**GIVEN TASK:** Your task is to transcribe, without alteration, the lines from the top of the material below through the line bearing "from matplotlib.transforms import", inclusive.

>> Start

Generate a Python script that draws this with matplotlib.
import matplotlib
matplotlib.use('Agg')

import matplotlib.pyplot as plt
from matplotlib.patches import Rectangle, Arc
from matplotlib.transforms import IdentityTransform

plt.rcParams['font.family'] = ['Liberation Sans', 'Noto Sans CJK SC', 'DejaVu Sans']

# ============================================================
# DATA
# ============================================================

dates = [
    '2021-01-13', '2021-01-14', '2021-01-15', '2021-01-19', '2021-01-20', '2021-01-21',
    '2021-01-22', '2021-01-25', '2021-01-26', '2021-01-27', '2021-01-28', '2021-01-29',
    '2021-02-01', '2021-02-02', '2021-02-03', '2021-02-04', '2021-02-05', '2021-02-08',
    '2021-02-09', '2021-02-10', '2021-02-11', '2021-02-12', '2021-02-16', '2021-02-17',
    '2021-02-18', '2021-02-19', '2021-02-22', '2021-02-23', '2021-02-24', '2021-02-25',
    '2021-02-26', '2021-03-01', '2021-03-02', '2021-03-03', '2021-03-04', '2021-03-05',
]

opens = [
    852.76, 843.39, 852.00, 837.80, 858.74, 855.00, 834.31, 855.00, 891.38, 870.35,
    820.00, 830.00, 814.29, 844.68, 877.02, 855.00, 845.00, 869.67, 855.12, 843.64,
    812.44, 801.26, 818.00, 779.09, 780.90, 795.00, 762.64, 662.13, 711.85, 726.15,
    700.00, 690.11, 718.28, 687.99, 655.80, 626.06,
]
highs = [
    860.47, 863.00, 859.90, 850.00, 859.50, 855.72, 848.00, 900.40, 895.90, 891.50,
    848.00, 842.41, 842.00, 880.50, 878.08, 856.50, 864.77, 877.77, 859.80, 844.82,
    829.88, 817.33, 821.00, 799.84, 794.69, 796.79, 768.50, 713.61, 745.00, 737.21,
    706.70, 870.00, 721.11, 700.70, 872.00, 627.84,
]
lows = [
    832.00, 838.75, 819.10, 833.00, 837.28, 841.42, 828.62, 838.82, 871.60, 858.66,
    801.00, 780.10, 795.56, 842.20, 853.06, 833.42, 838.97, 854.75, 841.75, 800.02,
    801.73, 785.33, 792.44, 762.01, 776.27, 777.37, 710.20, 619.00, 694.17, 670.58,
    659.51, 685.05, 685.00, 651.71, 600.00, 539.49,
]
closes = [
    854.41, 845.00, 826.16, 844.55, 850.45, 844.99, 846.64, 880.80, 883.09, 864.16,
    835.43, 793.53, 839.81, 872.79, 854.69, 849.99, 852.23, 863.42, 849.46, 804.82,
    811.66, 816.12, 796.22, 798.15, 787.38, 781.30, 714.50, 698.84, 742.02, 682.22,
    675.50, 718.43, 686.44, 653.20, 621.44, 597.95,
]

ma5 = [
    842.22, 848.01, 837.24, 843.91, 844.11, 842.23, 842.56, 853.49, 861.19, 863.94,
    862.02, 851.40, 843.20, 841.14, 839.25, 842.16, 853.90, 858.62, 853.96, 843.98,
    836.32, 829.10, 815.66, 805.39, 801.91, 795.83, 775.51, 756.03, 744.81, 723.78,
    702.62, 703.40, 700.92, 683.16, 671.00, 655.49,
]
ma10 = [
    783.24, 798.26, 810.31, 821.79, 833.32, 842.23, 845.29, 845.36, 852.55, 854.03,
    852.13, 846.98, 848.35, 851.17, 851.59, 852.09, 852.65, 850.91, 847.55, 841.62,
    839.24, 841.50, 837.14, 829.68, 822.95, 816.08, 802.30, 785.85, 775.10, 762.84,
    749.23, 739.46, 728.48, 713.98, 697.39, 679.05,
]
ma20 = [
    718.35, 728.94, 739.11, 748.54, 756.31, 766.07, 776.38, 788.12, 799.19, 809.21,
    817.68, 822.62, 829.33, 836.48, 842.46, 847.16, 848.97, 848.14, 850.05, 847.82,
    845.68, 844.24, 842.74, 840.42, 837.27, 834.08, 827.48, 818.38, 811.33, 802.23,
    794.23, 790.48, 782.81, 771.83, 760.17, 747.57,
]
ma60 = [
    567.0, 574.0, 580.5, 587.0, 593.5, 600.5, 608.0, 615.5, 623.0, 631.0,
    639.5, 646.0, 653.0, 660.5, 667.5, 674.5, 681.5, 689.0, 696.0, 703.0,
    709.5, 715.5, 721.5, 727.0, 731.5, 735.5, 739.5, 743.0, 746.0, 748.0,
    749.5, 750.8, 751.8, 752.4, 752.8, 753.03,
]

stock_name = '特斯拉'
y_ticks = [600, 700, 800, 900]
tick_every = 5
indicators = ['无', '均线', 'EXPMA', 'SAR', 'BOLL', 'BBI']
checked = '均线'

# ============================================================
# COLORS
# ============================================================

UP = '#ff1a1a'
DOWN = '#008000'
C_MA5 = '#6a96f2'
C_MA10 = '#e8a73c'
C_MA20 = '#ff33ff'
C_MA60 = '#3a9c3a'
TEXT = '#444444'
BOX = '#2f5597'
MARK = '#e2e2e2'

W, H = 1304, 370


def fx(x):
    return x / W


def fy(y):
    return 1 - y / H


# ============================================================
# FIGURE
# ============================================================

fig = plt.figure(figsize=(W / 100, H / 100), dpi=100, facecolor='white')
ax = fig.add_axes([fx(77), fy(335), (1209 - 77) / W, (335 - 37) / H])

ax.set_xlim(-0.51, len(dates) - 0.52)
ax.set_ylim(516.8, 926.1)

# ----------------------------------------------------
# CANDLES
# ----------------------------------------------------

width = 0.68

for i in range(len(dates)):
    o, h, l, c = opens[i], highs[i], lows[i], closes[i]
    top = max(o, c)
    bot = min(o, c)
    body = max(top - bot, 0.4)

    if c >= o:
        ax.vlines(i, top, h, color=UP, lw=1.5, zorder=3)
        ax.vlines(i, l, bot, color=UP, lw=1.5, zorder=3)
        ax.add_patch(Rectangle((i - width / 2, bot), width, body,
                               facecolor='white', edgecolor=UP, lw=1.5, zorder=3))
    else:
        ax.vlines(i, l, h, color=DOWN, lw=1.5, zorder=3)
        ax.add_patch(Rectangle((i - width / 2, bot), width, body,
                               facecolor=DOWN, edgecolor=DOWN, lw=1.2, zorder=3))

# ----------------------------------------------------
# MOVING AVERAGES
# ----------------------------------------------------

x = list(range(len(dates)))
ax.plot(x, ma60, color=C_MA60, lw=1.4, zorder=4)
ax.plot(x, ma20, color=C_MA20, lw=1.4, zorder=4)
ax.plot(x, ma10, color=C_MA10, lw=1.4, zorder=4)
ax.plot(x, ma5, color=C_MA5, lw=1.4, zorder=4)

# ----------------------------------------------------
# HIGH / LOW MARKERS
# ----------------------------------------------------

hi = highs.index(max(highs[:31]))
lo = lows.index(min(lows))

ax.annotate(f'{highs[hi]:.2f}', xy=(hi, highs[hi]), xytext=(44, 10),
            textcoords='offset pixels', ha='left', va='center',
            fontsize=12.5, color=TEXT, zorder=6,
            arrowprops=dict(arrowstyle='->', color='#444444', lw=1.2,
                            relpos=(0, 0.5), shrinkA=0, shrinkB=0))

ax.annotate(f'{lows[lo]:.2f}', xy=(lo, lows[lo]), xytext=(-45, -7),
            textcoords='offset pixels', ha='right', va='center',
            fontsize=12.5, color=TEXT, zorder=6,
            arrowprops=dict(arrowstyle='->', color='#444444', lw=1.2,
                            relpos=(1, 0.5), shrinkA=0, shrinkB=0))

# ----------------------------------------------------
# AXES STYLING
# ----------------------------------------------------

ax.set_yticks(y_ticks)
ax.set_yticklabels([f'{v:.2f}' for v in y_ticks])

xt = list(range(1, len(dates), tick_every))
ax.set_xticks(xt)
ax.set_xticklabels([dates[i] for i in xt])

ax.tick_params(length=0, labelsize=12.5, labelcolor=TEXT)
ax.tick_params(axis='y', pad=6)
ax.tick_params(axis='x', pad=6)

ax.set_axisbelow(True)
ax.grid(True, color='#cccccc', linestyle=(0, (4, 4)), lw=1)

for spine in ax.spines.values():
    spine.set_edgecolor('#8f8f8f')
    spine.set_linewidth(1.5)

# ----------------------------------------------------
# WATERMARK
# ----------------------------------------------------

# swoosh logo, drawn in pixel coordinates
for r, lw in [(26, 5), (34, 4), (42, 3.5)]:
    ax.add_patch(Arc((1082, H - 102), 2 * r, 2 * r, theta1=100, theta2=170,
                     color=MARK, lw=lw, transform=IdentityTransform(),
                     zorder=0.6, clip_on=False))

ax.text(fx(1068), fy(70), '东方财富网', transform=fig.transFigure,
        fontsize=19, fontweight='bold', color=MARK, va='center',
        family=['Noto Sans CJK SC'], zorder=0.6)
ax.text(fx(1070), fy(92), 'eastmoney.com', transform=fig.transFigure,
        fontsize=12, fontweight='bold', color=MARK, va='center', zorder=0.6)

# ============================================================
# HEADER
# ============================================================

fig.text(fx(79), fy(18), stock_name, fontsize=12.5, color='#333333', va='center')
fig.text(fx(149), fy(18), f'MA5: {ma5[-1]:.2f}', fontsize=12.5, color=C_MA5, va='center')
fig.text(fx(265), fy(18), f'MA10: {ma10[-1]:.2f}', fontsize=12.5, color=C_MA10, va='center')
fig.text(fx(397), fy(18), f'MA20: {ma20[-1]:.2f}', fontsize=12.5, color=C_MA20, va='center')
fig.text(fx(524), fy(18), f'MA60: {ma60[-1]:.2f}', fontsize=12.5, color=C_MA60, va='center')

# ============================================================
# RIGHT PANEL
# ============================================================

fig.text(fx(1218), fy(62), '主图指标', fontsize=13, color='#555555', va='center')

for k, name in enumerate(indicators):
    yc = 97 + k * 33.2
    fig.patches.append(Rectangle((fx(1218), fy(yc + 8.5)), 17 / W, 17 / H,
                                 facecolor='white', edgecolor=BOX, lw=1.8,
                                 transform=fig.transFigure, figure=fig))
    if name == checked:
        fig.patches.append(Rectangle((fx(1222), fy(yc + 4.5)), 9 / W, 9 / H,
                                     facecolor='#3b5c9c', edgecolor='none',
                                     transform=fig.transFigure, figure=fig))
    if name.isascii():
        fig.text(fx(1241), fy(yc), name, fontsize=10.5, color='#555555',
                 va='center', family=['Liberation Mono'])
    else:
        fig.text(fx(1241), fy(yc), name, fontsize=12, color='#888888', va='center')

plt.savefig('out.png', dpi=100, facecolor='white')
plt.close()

>> End

**EXERCISE OUTPUT:**
Generate a Python script that draws this with matplotlib.
import matplotlib
matplotlib.use('Agg')

import matplotlib.pyplot as plt
from matplotlib.patches import Rectangle, Arc
from matplotlib.transforms import IdentityTransform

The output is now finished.